Artists

Shovels & Rope: Two for the Road

With a rollicking homegrown sound, the 
duo Shovels & Rope is as diggable as they come

shovels and rope

Photo: Leslie Ryann McKellar


On a typical night before a May show in West Virginia, Shovels & Rope tandem Cary Ann Hearst and her husband, Michael Trent, spent the night in a Walmart parking lot. No, they weren’t stuffed into shopping carts or folded into the backseat of a car. They lived it up in the back of their van, replete with a queen-size bed, a television, and a good bottle of red wine.
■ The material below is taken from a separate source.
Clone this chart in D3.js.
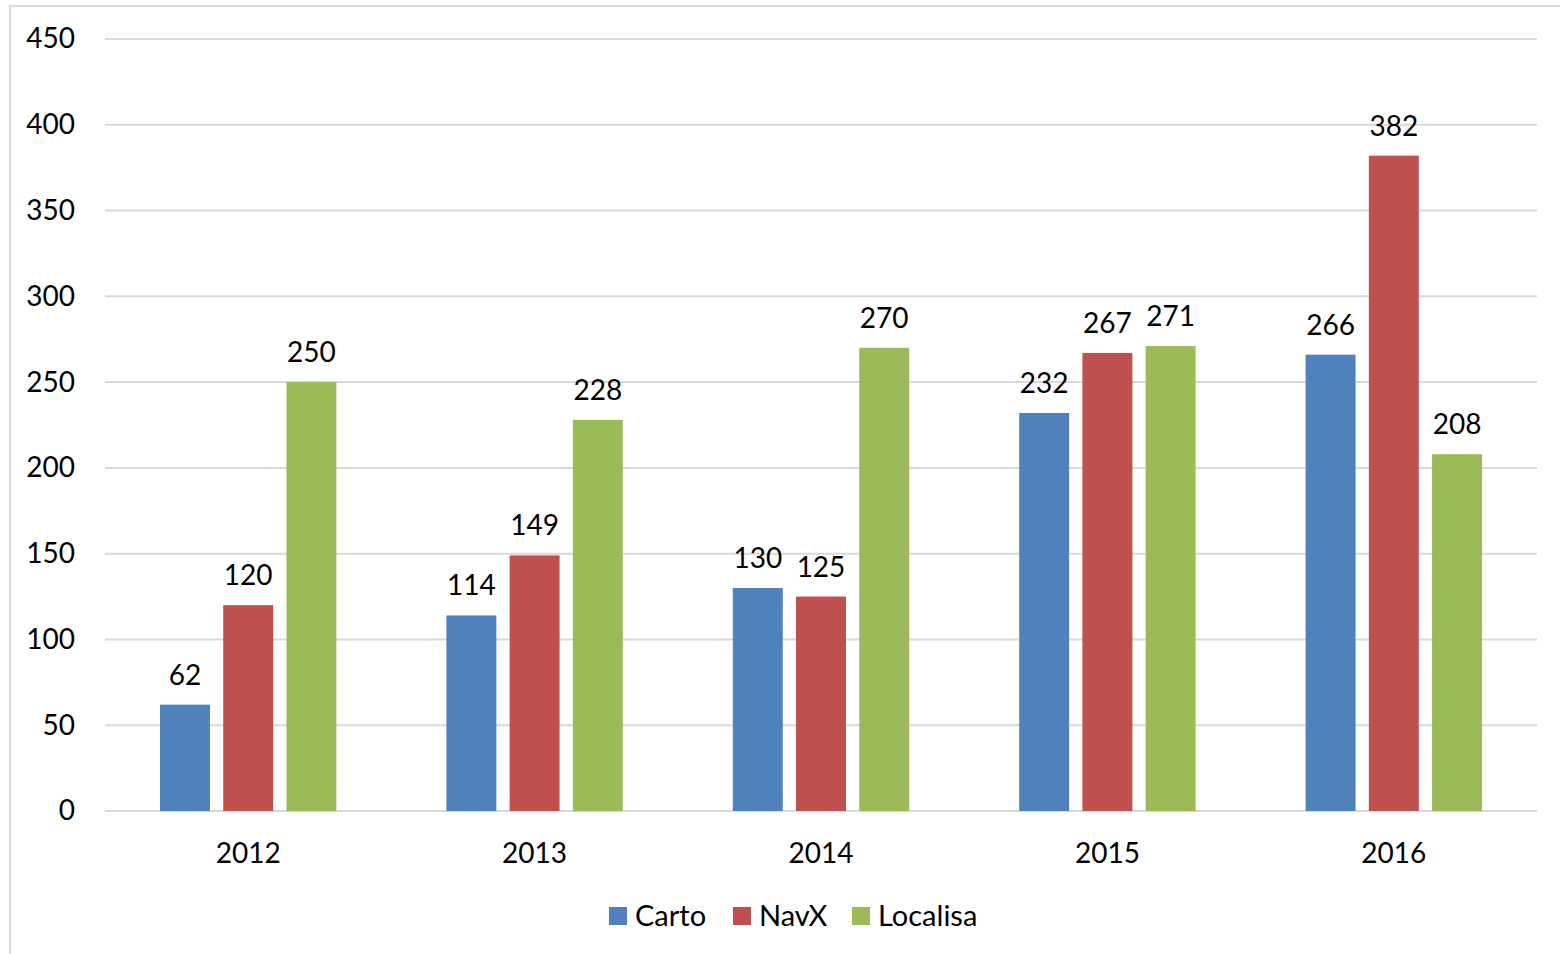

“We just like hanging out in there; it’s pretty comfortable,” says Hearst. “It’s better than some of the fleabag motels we’ve stayed in.” Hearst and Trent should know: The Charleston, South Carolina, couple played nearly two hundred shows in 2011 and are on pace for more this year. And judging by the buzz they’ve been building and the strength of their new album, O’ Be Joyful, the crowds should keep getting bigger.

O’ Be Joyful is a rough-and-ready collection of songs that sounds like a punkabilly June and Johnny Cash mixed with New Orleans horns, sixties-era harmonies, and honking organ solos. Live, they’ve attracted a loyal following, performing as a high-octane two-piece band and whipping up a righteous racket with guitars, harmonicas, and a drum kit harvested from a junkyard, adorned with tambourines, flowers, and kitchen rags. “Our goal is to get everyone up and dancing,” says Trent with a laugh. “No one dances anymore. But then we play Asheville on a random Tuesday night and people are freaking out.”

A native of Mississippi, Hearst attended the College of Charleston—“I’m a Cougar, baby,” she purrs—while Trent spent time in Colorado and Texas before arriving in the Lowcountry. The two met in 2005 through the city’s small but close-knit rock scene, with Trent showing up at Hearst’s front door with some beer and the desire to jam on punk rock covers like the Ramones classic “I Wanna Be Your Boyfriend.” An apt choice, as the two quickly became romantically involved.

“I think we both wanted to be rockers; I know I did so badly,” Hearst says. “I was listening to a lot of Nirvana and old country, trying to figure out how to blend the two.” Trent’s father was a bluegrass nut, but as a kid, he showed little interest. “I wanted to get away from it as quickly as I could,” he says. “But then as I got older, I started paying attention to that as well as songwriters like Townes Van Zandt.”

Though their shows are raucous affairs, both Hearst and Trent are drawn to darker moods in their songwriting, as in “Hail Hail,” a brassy, joyful ode to rock ’n’ roll that’s cut with the macabre line “I love
you till you slit my throat and swallow me whole.” Or the slithery, slinky blues of “Tickin’ Bomb.” “We wrote and recorded a lot
of our record on the road, finding certain crazy characters and drawing inspiration off of that,” Trent says. “But there’s a certain lightness, too. I love Cormac McCarthy, but you have to laugh as well.”

When they’re not on the road, the duo—and their Plott Hound dog (named, you guessed it, Townes Van Zandt)—spend time at their
Johns Island home just outside Charleston, making the foray to their favorite restaurant, the French-Southern hybrid Fat Hen. “Charleston is home,” Hearst says. “It’s a small scene, but it’s fierce. And we love our van, but nothing beats sleeping in your own bed.”